New Year’s Eve (likely) champagne-induced cheer morphed into unimpaired optimism as the first financial market sessions of 2011 opened for trading overnight and this morning. The apparent "resolutions" among investors, at least at this early stage of the annual yield-chasing game, are ones of…adding weight — to the profit side of their asset books, that is.
While many central banks (and bankers) are still on holiday hiatus, and there has been very little in the way of hard economic news to bite into thus far, the action in the equity and commodity markets has been lively and mostly to the upside in early going. However, with most European and Asian metals traders still out tending to their reveillon "after-effects" the Monday action might best be viewed within the context of a ‘thinly-traded’ market, in the same fashion as were the last few sessions of 2010. Read: not telling.
The upside potential (and the apparent testing thereof) was also manifest in this morning’s precious and noble metals opening quotes. Spot gold bullion commenced trading at $1,423.30 per ounce, showing a $0.50 gain that resulted from physical buyers offsetting the 0.12% rise in the US dollar index taking place in parallel. A potential trend-change could be indicated by the 14% drop in US gold coin sales in 2010, even as sales of silver ones rose by 20%. In December, however, sales of both yellow and white metal coins fell sharply.
Chalking it (the drop in sales) up to statistical and year-end "variations" may not be enough, this time around. Sixty thousand gold coins sold in December (as against 231,500 in December of 2009) may be more indicative of the waning appetite for safe-haven protection in the States. Other mints however, (Austria’s among them) also reported lower 2010 demand as that (the crisis) which was supposed to drag the world into the abyss in late 2009 failed to show up to the party last year.
Gold turned negative (it was down by some $4) shortly after its opening, as some hesitation resurfaced among the specs regarding the coexistence prospects of a further rising dollar and the yellow metal, and as more speculators opted to skim a modicum of profits off of a metal now trading at within some $15 of its highest ever price peak.
Silver offered a more "robust" gain, climbing 27 cents to open at $31.18 on the bid-side. Over in the PGM pits, platinum showed a rise of $11 per ounce, starting Monday’s session off at $1,780.00 per troy ounce while palladium rose a modest $1 to open at $801 the ounce. Rhodium indications showed no change and were quoting the metal at $2,380.00 per ounce.
Carmaker VW extended its CEO’s tenure by five more years, indicating that it intends not only to complete its merger with Porsche, but also that it remains committed to surpassing Toyota as the planet’s biggest carmaker.
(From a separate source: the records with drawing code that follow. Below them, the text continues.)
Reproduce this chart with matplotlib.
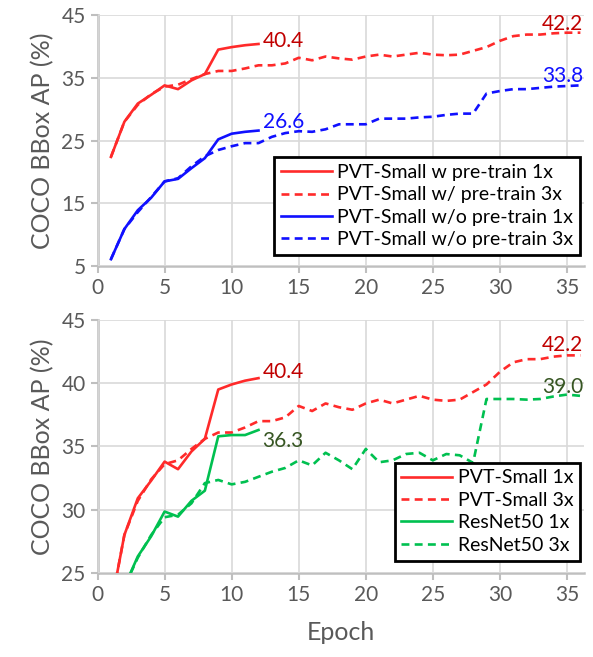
import matplotlib
matplotlib.use('Agg')
import matplotlib.pyplot as plt

plt.rcParams['font.family'] = ['Lato', 'DejaVu Sans']

# epochs
ep_1x = list(range(1, 13))
ep_3x = list(range(1, 37))

# PVT-Small w/ pre-train
pvt_1x = [22.4, 28.0, 30.9, 32.3, 33.8, 33.2, 34.6, 35.6, 39.5, 39.9, 40.2, 40.4]
pvt_3x = [22.4, 28.0, 30.7, 32.4, 33.6, 33.9, 34.8, 35.6, 36.1, 36.1, 36.5, 37.0,
          37.0, 37.3, 38.2, 37.8, 38.4, 38.1, 37.9, 38.4, 38.7, 38.4, 38.7, 39.0,
          38.7, 38.6, 38.7, 39.3, 39.9, 40.9, 41.65, 41.9, 41.9, 42.1, 42.2, 42.2]

# PVT-Small w/o pre-train
scratch_1x = [6.1, 10.9, 13.9, 15.9, 18.5, 18.9, 20.6, 22.2, 25.2, 26.1, 26.4, 26.6]
scratch_3x = [6.1, 10.9, 13.6, 16.0, 18.5, 19.0, 20.9, 22.5, 23.5, 24.1, 24.6, 24.6,
              25.6, 26.2, 26.5, 26.4, 26.8, 27.6, 27.6, 27.6, 28.5, 28.5, 28.5, 28.7,
              28.8, 29.1, 29.3, 29.3, 32.5, 32.9, 33.2, 33.2, 33.4, 33.6, 33.7, 33.8]

# ResNet50
r50_1x = [20.0, 23.9, 26.3, 27.9, 29.85, 29.45, 30.7, 31.5, 35.8, 35.9, 35.9, 36.3]
r50_3x = [20.0, 23.9, 26.2, 28.0, 29.4, 29.6, 30.5, 32.1, 32.35, 32.0, 32.2, 32.6,
          33.0, 33.3, 33.9, 33.5, 34.5, 33.9, 33.2, 34.8, 33.75, 33.9, 34.4, 34.5,
          33.9, 34.4, 34.3, 33.7, 38.75, 38.75, 38.75, 38.7, 38.75, 38.95, 39.1, 39.0]

RED = '#FF2A2A'
BLUE = '#1010FF'
GREEN = '#00C050'
GREY = '#595959'

fig = plt.figure(figsize=(5.93, 6.57), dpi=100)
ax1 = fig.add_axes([0.1645, 0.595, 0.821, 0.382])
ax2 = fig.add_axes([0.1645, 0.128, 0.821, 0.385])


def style(ax, ylim, yticks):
    ax.set_xlim(0, 36.3)
    ax.set_ylim(*ylim)
    ax.set_xticks(range(0, 36, 5))
    ax.set_yticks(yticks)
    ax.grid(True, color='#D9D9D9', lw=1.2)
    ax.set_axisbelow(True)
    for s in ['top', 'right']:
        ax.spines[s].set_visible(False)
    for s in ['left', 'bottom']:
        ax.spines[s].set_color('#BFBFBF')
        ax.spines[s].set_linewidth(1.8)
        ax.spines[s].set_zorder(0.5)
    ax.tick_params(colors='#BFBFBF', labelcolor=GREY, labelsize=15,
                   width=1.5, length=5)
    ax.set_ylabel('COCO BBox AP (%)', fontsize=18, color=GREY, labelpad=5)


lw = 1.9
ds = (3, 2)
leg_kw = dict(fontsize=14, handlelength=2.6, labelspacing=0.28, handletextpad=0.3,
              borderpad=0.35, fancybox=False, framealpha=1, edgecolor='black')

style(ax1, (5, 45), [5, 15, 25, 35, 45])
ax1.plot(ep_1x, pvt_1x, color=RED, lw=lw, label='PVT-Small w pre-train 1x')
ax1.plot(ep_3x, pvt_3x, color=RED, lw=lw, dashes=ds, label='PVT-Small w/ pre-train 3x')
ax1.plot(ep_1x, scratch_1x, color=BLUE, lw=lw, label='PVT-Small w/o pre-train 1x')
ax1.plot(ep_3x, scratch_3x, color=BLUE, lw=lw, dashes=ds, label='PVT-Small w/o pre-train 3x')
ax1.text(12.3, pvt_1x[-1] + 0.5, f'{pvt_1x[-1]:.1f}', color='#C00000', fontsize=15, va='center')
ax1.text(12.3, scratch_1x[-1] + 1.3, f'{scratch_1x[-1]:.1f}', color=BLUE, fontsize=15, va='center')
ax1.text(36.2, pvt_3x[-1] + 1.45, f'{pvt_3x[-1]:.1f}', color='#C00000', fontsize=15, va='center', ha='right')
ax1.text(36.2, scratch_3x[-1] + 1.5, f'{scratch_3x[-1]:.1f}', color=BLUE, fontsize=15, va='center', ha='right')
leg1 = ax1.legend(loc='lower right', bbox_to_anchor=(0.995, 0.597),
                  bbox_transform=fig.transFigure, **leg_kw)
leg1.get_frame().set_linewidth(2)

style(ax2, (25, 45), [25, 30, 35, 40, 45])
ax2.plot(ep_1x, pvt_1x, color=RED, lw=lw, label='PVT-Small 1x')
ax2.plot(ep_3x, pvt_3x, color=RED, lw=lw, dashes=ds, label='PVT-Small 3x')
ax2.plot(ep_1x, r50_1x, color=GREEN, lw=lw, label='ResNet50 1x')
ax2.plot(ep_3x, r50_3x, color=GREEN, lw=lw, dashes=ds, label='ResNet50 3x')
ax2.text(12.3, pvt_1x[-1] + 0.5, f'{pvt_1x[-1]:.1f}', color='#C00000', fontsize=15, va='center')
ax2.text(12.3, r50_1x[-1] - 0.85, f'{r50_1x[-1]:.1f}', color='#375623', fontsize=15, va='center')
ax2.text(36.2, pvt_3x[-1] + 0.8, f'{pvt_3x[-1]:.1f}', color='#C00000', fontsize=15, va='center', ha='right')
ax2.text(36.2, r50_3x[-1] + 0.7, f'{r50_3x[-1]:.1f}', color='#375623', fontsize=15, va='center', ha='right')
leg2 = ax2.legend(loc='lower right', bbox_to_anchor=(0.995, 0.132),
                  bbox_transform=fig.transFigure, **leg_kw)
leg2.get_frame().set_linewidth(2)
ax2.set_xlabel('Epoch', fontsize=18, color=GREY, labelpad=12)

fig.savefig('out.png', dpi=100)
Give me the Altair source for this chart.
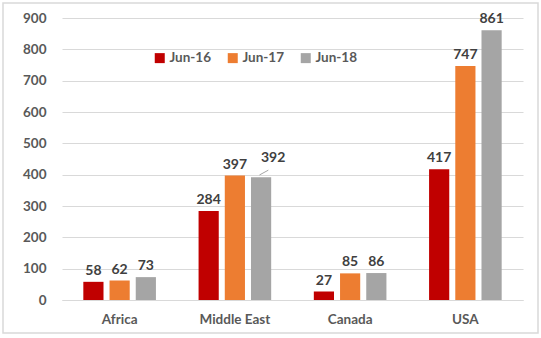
import altair as alt
import pandas as pd

regions = ["Africa", "Middle East", "Canada", "USA"]
series = ["Jun-16", "Jun-17", "Jun-18"]
jun16 = [58, 284, 27, 417]
jun17 = [62, 397, 85, 747]
jun18 = [73, 392, 86, 861]
colors = ["#C00000", "#ED7D31", "#A5A5A5"]

rows = []
for i, r in enumerate(regions):
    for s, vals in zip(series, [jun16, jun17, jun18]):
        rows.append({"region": r, "series": s, "value": vals[i]})
df = pd.DataFrame(rows)

FONT = "Lato"
W, H = 461, 282

x = alt.X("region:N", sort=regions, title=None,
          scale=alt.Scale(paddingInner=0.37, paddingOuter=0.185),
          axis=alt.Axis(labelAngle=0, labelFont=FONT, labelFontSize=13.5, labelFontWeight="bold",
                        labelColor="#595959", ticks=False, domainColor="#d9d9d9",
                        labelPadding=12))
xo = alt.XOffset("series:N", sort=series, scale=alt.Scale(paddingInner=0.23, paddingOuter=0))
y = alt.Y("value:Q", title=None,
          scale=alt.Scale(domain=[0, 900]),
          axis=alt.Axis(values=list(range(0, 901, 100)), labelFont=FONT, labelFontSize=13.5,
                        labelFontWeight="bold", labelColor="#595959", ticks=False, domain=False,
                        gridColor="#d9d9d9", labelPadding=16))

base = alt.Chart(df)

bars = base.mark_bar().encode(
    x=x, xOffset=xo, y=y,
    color=alt.Color("series:N", sort=series, title=None,
                    scale=alt.Scale(domain=series, range=colors),
                    legend=alt.Legend(orient="none", legendX=91, legendY=33, direction="horizontal",
                                      symbolType="square", symbolSize=100, symbolStrokeWidth=0,
                                      labelFont=FONT, labelFontSize=13.5, labelFontWeight="bold",
                                      labelColor="#595959", columnPadding=14, labelOffset=3)),
)

is_me18 = (alt.datum.region == "Middle East") & (alt.datum.series == "Jun-18")

labels_main = base.transform_filter(~is_me18).mark_text(
    dy=-11, font=FONT, fontSize=14, fontWeight="bold", color="#404040"
).encode(x=x, xOffset=xo, y=y, text="value:Q")

labels_me = base.transform_filter(is_me18).mark_text(
    dy=-19, dx=12, font=FONT, fontSize=14, fontWeight="bold", color="#404040"
).encode(x=x, xOffset=xo, y=y, text="value:Q")

leader = base.transform_filter(is_me18).mark_point(
    shape="M-0.2,0.1L0.9,-0.5", filled=False, stroke="#a6a6a6", strokeWidth=1, size=260,
    xOffset=3, yOffset=-3, opacity=1
).encode(x=x, xOffset=xo, y=y)

border = alt.Chart(pd.DataFrame({"a": [0]})).mark_rect(
    fill=None, stroke="#d9d9d9", strokeWidth=1.5, clip=False
).encode(x=alt.value(-59), x2=alt.value(476), y=alt.value(-15), y2=alt.value(315))

chart = alt.layer(border, bars, leader, labels_main, labels_me).properties(
    width=W, height=H,
    padding={"left": 62, "top": 18, "right": 18, "bottom": 38},
    autosize=alt.AutoSizeParams(type="none"),
    background="white",
).configure_view(stroke=None)

chart.save("out.html", embed_options={"renderer": "svg", "actions": False})
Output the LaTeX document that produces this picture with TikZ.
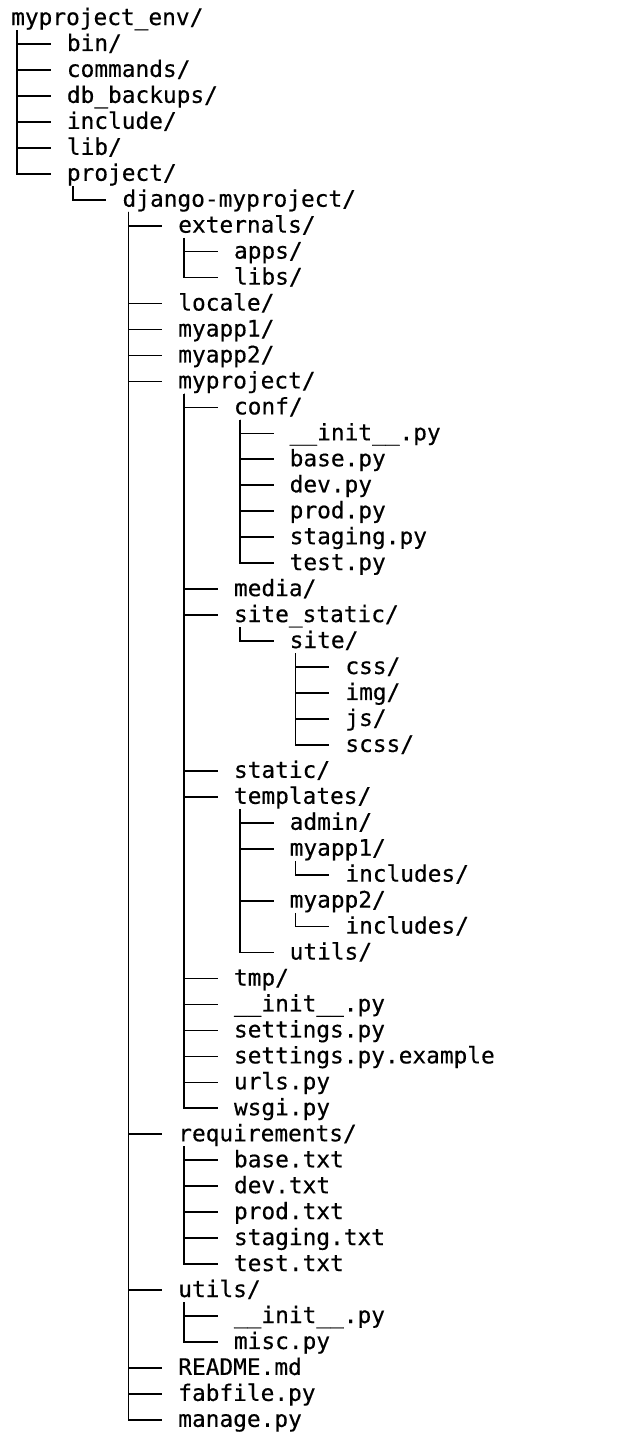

As for the US, it is widely expected that car sales will once again show a rise when December’s tally comes in tomorrow.
Such a gain in sales might carry the US automotive sector back to its first yearly increase since 2005, and could show a total sales level of some 12.3 million units. It could also boost the prospects for additional gains in the noble metals’ niche. Palladium (our favorite ‘horse’ last year) handily won the 2010 ‘contest’ among precious metals, with a doubling in value when the finish line was crossed last Friday.
Copper and oil perhaps best reflected the aforementioned New Year optimism levels. The former gained 1.84% and the latter floated 0.70% higher to begin 2011 above the $92.00 per barrel mark. Black gold’s top prognosticators are envisioning a third year of gains in the commodity, as –in their projections- China continues to lead the world out of its recent contractive phase. Thus, the headlines of "$100 Oil Inevitable In 2011" we ran across this morning. At least, that’s the ‘plan…’ Then again, according to another headline, 2011 is likely to be "The Year Of The Stock." Okay. "January Effect" or the effect of confetti and noisemakers still littering the floors of more than just certain ballrooms? That remains to be seen.
Some of the bullishness and risk-taking behavior was (oddly, for commodities, at least) a result of perceptions (borne out by certain November statistics) that China’s economy is, in fact, "cooling." The slowdown muted some of the apprehensions related to Chinese ‘overheating’ and the related interest rate hikes that would result from such a trend. US ISM figures are on tap for later today, as is the tally on construction spending in the US for the month of November. There will be more statistical "red meat" to slice up in coming days, when the US reports factory orders and vehicle sales (tomorrow), followed by the ISM service sector tally (Wednesday) and finally, the all-important jobless claims/nonfarm payrolls/unemployment rate trio due out on Thursday and on Friday of this week.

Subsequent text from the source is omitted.